Trois algorithmes différents ont été mis en compétition pour remplacer l'actuel. La solution retenue (baptisée D601) consiste à faire varier la difficulté après le minage de chaque bloc, en fonction de l'intervalle moyen entre les 144 blocs précédents, soit une période théorique de 24 heures.
Ainsi, les concepteurs de Bitcoin Cash espèrent que les blocs seront émis plus régulièrement sur la blockchain, afin de limiter l'incertitude quant au temps nécessaire pour valider une transaction. Pour l'instant, et depuis la mise en place du nouvel algorithme, le temps moyen entre chaque bloc oscille entre 8 et 23 minutes, ce qui est encore loin d'être idéal. L'une des causes de ce yo-yo est à chercher du côté de la puissance de calcul déployée sur le réseau. Sur les dernières 24h, elle s'est réduite de près de 30 %, ce qui a un impact notable sur le temps d'émission des blocs.
La valeur grimpe, l'usage évolue peu
Pendant ce temps, la valeur du Bitcoin Cash a nettement grimpé ces dernières semaines. Au début du mois de novembre un BCH s'échangeait contre environ 477 dollars, avant de se stabiliser autour de 600 dollars entre le 3 et le 9 novembre. Entre le 10 et le 12, le cours est grimpé jusqu'à 2 400 dollars, avant de rejoindre sagement dans la région des 1 100 dollars. La valeur totale des BCH en circulation atteint donc désormais 20 milliards de dollars, contre 132 milliards pour Bitcoin et 34 milliards pour Ethereum.
Pour autant, cette soudaine explosion de la valeur du BCH ne s'est pas suivie d'une embellie franche sur le nombre de transactions réalisées sur le réseau. Voici le nombre de transactions réalisées sur différentes blockchains lors des journées du 1er et du 19 novembre, selon les données de BitInfoCharts :
- Bitcoin :
- 340 377 transactions le 1er novembre
- 264 695 transactions le 19 novembre
- Bitcoin Cash :
- 12 770 transactions le 1er novembre
- 14 869 transactions le 19 novembre
- Dogecoin :
- 16 456 transactions le 1er novembre
- 14 505 transactions le 19 novembre
- Ethereum :
- 522 405 transactions le 1er novembre
- 464 563 transactions le 19 novembre
- Litecoin :
- 23 882 transactions le 1er novembre
- 23 815 transactions le 19 novembre
Si parmi ces différentes blockchains, Bitcoin Cash est la seule à avoir connu une progression notable de son utilisation sur cette période, il convient de remarquer que les chiffres bruts du nombre de transactions restent très bas. Dans les faits, la blockchain BCH reste moins utilisée que celle de crypto-monnaies, pourtant désormais peu populaires comme Litecoin ou Dogecoin qui ont connu leur pic il y a quelques années.

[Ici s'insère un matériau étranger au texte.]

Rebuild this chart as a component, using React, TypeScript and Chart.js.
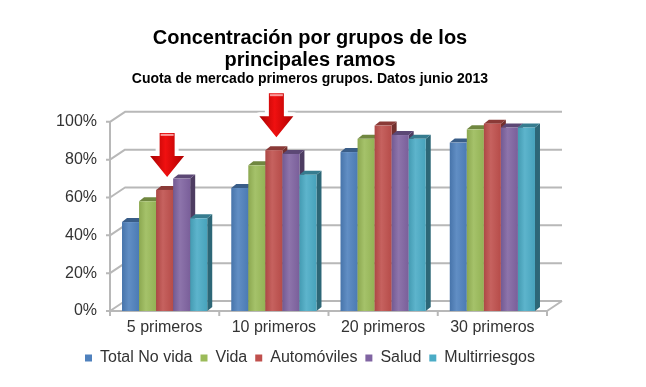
import React, { useEffect, useRef } from "react";
import { Chart, registerables } from "chart.js";
Chart.register(...registerables);

const categories = ["5 primeros", "10 primeros", "20 primeros", "30 primeros"];
const seriesNames = ["Total No vida", "Vida", "Automóviles", "Salud", "Multirriesgos"];
const totalNoVida = [47, 65, 84, 89];
const vida = [58, 77, 91, 96];
const automoviles = [64, 85, 98, 99];
const salud = [70, 83, 93, 97];
const multirriesgos = [49, 72, 91, 97];
const seriesValues = [totalNoVida, vida, automoviles, salud, multirriesgos];
const seriesColors = ["#4F81BD", "#9BBB59", "#C0504D", "#8064A2", "#4BACC6"];
const yMin = 0;
const yMax = 100;
const yStep = 20;
const arrowSeries = 2;
const arrowCategories = [0, 1];
const titleLines = ["Concentración por grupos de los", "principales ramos"];
const subtitleText = "Cuota de mercado primeros grupos. Datos junio 2013";

const WX = 15, WY = 10; // wall depth
const BX = 5, BY = 4; // bar depth
const FONT = "Arial, 'Liberation Sans', sans-serif";
const TICK_COLOR = "#333";

function shade(hex: string, f: number) {
  const n = parseInt(hex.slice(1), 16);
  const r = Math.round(((n >> 16) & 255) * f);
  const g = Math.round(((n >> 8) & 255) * f);
  const b = Math.round((n & 255) * f);
  return `rgb(${Math.min(255, r)},${Math.min(255, g)},${Math.min(255, b)})`;
}
function tint(hex: string, t: number) {
  const n = parseInt(hex.slice(1), 16);
  const c = [(n >> 16) & 255, (n >> 8) & 255, n & 255].map((v) => Math.round(v + (255 - v) * t));
  return `rgb(${c[0]},${c[1]},${c[2]})`;
}

const wallsPlugin = {
  id: "walls",
  beforeDatasetsDraw(chart: any) {
    const { ctx, chartArea: a, scales } = chart;
    const ys = scales.y;
    const xs = scales.x;
    ctx.save();
    ctx.strokeStyle = "#b8b8b8";
    ctx.lineWidth = 2;
    ctx.lineJoin = "round";
    ys.ticks.forEach((t: any) => {
      const py = ys.getPixelForValue(t.value);
      ctx.beginPath();
      ctx.moveTo(a.left - 4, py);
      ctx.lineTo(a.left, py);
      ctx.lineTo(a.left + WX, py - WY);
      ctx.lineTo(a.right + WX, py - WY);
      ctx.stroke();
    });
    ctx.beginPath();
    ctx.moveTo(a.left, ys.getPixelForValue(yMax));
    ctx.lineTo(a.left, a.bottom);
    ctx.lineTo(a.right, a.bottom);
    ctx.lineTo(a.right + WX, a.bottom - WY);
    ctx.stroke();
    const n = chart.data.labels.length;
    for (let i = 0; i <= n; i++) {
      const px = i === 0 ? a.left : i === n ? a.right : (xs.getPixelForValue(i - 1) + xs.getPixelForValue(i)) / 2;
      ctx.beginPath();
      ctx.moveTo(px, a.bottom);
      ctx.lineTo(px, a.bottom + 5);
      ctx.stroke();
    }
    // tick labels
    ctx.fillStyle = TICK_COLOR;
    ctx.font = `16px ${FONT}`;
    ctx.textAlign = "right";
    ctx.textBaseline = "middle";
    ys.ticks.forEach((t: any) => {
      ctx.fillText(t.value + "%", a.left - 13, ys.getPixelForValue(t.value));
    });
    ctx.textAlign = "center";
    chart.data.labels.forEach((lab: string, i: number) => {
      ctx.fillText(lab, xs.getPixelForValue(i), a.bottom + 17);
    });
    ctx.restore();
  },
};

function drawArrow(ctx: CanvasRenderingContext2D, cx: number, tipY: number) {
  const H = 44, headH = 21, headW = 34, shaftW = 15;
  const top = tipY - H, neck = tipY - headH;
  ctx.beginPath();
  ctx.moveTo(cx - shaftW / 2, top);
  ctx.lineTo(cx + shaftW / 2, top);
  ctx.lineTo(cx + shaftW / 2, neck);
  ctx.lineTo(cx + headW / 2, neck);
  ctx.lineTo(cx, tipY);
  ctx.lineTo(cx - headW / 2, neck);
  ctx.lineTo(cx - shaftW / 2, neck);
  ctx.closePath();
  ctx.save();
  ctx.strokeStyle = "rgba(255,255,255,0.95)";
  ctx.lineWidth = 8;
  ctx.lineJoin = "round";
  ctx.stroke();
  const g = ctx.createLinearGradient(cx - headW / 2, 0, cx + headW / 2, 0);
  g.addColorStop(0, "#a80000");
  g.addColorStop(0.45, "#f01010");
  g.addColorStop(1, "#b00000");
  ctx.fillStyle = g;
  ctx.fill();
  ctx.fillStyle = "rgba(255,190,190,0.8)";
  ctx.fillRect(cx - shaftW / 2 + 1, top + 1, shaftW - 2, 2);
  ctx.restore();
}

const bars3dPlugin = {
  id: "bars3d",
  beforeDatasetDraw() {
    return false;
  },
  afterDatasetsDraw(chart: any) {
    const ctx: CanvasRenderingContext2D = chart.ctx;
    const n = chart.data.labels.length;
    ctx.save();
    for (let i = 0; i < n; i++) {
      for (let d = 0; d < chart.data.datasets.length; d++) {
        if (!chart.isDatasetVisible(d)) continue;
        const el = chart.getDatasetMeta(d).data[i];
        const { x, y, base, width } = el.getProps(["x", "y", "base", "width"], true);
        const l = x - width / 2, r = x + width / 2;
        const c = seriesColors[d];
        ctx.fillStyle = shade(c, 0.6);
        ctx.beginPath();
        ctx.moveTo(r, y);
        ctx.lineTo(r + BX, y - BY);
        ctx.lineTo(r + BX, base - BY);
        ctx.lineTo(r, base);
        ctx.closePath();
        ctx.fill();
        ctx.fillStyle = shade(c, 0.72);
        ctx.beginPath();
        ctx.moveTo(l, y);
        ctx.lineTo(l + BX, y - BY);
        ctx.lineTo(r + BX, y - BY);
        ctx.lineTo(r, y);
        ctx.closePath();
        ctx.fill();
        const g = ctx.createLinearGradient(l, 0, r, 0);
        g.addColorStop(0, shade(c, 0.9));
        g.addColorStop(0.4, tint(c, 0.1));
        g.addColorStop(1, shade(c, 0.95));
        ctx.fillStyle = g;
        ctx.fillRect(l, y, width, base - y);
      }
    }
    arrowCategories.forEach((ci) => {
      const el = chart.getDatasetMeta(arrowSeries).data[ci];
      const { x, y } = el.getProps(["x", "y"], true);
      drawArrow(ctx, x + BX / 2, y - BY - 9);
    });
    ctx.restore();
  },
};

export default function App() {
  const ref = useRef<HTMLCanvasElement>(null);
  useEffect(() => {
    const chart = new Chart(ref.current!, {
      type: "bar",
      data: {
        labels: categories,
        datasets: seriesNames.map((name, i) => ({
          label: name,
          data: seriesValues[i],
          backgroundColor: seriesColors[i],
          borderWidth: 0,
          categoryPercentage: 0.78,
          barPercentage: 1,
        })),
      },
      options: {
        animation: false,
        responsive: true,
        maintainAspectRatio: false,
        layout: { padding: { left: 73, right: 99, top: 0, bottom: 11 } },
        plugins: {
          title: {
            display: true,
            text: titleLines,
            color: "#000",
            font: { family: FONT, size: 20, weight: "bold", lineHeight: 1.1 },
            padding: { top: 27, bottom: 0 },
          },
          subtitle: {
            display: true,
            text: subtitleText,
            color: "#000",
            font: { family: FONT, size: 14, weight: "bold", lineHeight: 1.2 },
            padding: { top: 0, bottom: 34 },
          },
          legend: {
            display: true,
            position: "bottom",
            labels: {
              boxWidth: 7,
              boxHeight: 7,
              padding: 8,
              color: "#333",
              font: { family: FONT, size: 16 },
            },
          },
          tooltip: { enabled: false },
        },
        scales: {
          x: {
            grid: { display: false },
            border: { display: false },
            ticks: { display: false },
            afterFit: (s: any) => {
              s.height = 31;
            },
          },
          y: {
            min: yMin,
            max: yMax,
            grid: { display: false },
            border: { display: false },
            ticks: { display: false, stepSize: yStep },
            afterFit: (s: any) => {
              s.width = 37;
            },
          },
        },
      },
      plugins: [wallsPlugin, bars3dPlugin],
    } as any);
    return () => chart.destroy();
  }, []);
  return (
    <div style={{ position: "absolute", left: 0, top: 0, width: 646, height: 387, background: "#fff" }}>
      <canvas ref={ref} />
    </div>
  );
}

La question du maintien d'un cours élevé du BCH se pose donc sérieusement. Si Bitcoin et Ethereum trouvent leur valeur dans le grand nombre d'échanges, signes d'une demande soutenue, pour Bitcoin Cash, la raison de la soudaine hausse du cours semble encore bien mystérieuse. L'hypothèse d'une bulle spéculative autour du BCH est à prendre au sérieux, même si celle-ci semble se dégonfler lentement au fil des jours, faute d'adoption concrète de la crypto-monnaie.

Il est d'ailleurs assez ironique de voir qu'une crypto-monnaie dérivée de Bitcoin dont l'objectif est de montrer que l'augmentation de la taille des blocs est une solution simple à la congestion de la blockchain, est si peu utilisée. Aujourd'hui, les blocs circulant sur la blockchain BCH pèsent en moyenne moins de 200 ko, alors que le maximum théorique est fixé à 8 Mo, contre 1 Mo pour Bitcoin.
Quid de l'avenir ?
Avec l'abandon sur la blockchain de Bitcoin de la mise en place de Segwit2x, Bitcoin Cash peut encore avoir une carte à jouer, si les transactions en BTC deviennent trop chères. Encore faut-il que les utilisateurs ne choisissent pas plutôt de passer par Ethereum, qui jouit toujours d'une forte popularité.
D'ailleurs, le récent pic enregistré sur les frais de transaction via Bitcoin (19,2 dollars par transaction en moyenne le 12 novembre) n'a pas particulièrement permis à BCH de trouver de nouveaux adeptes, tout du moins pas de façon durable. Un basculement d'une crypto-monnaie vers une autre est aussi une question de confiance, et pour l'heure Bitcoin Cash ne semble pas pouvoir capitaliser sur cet aspect.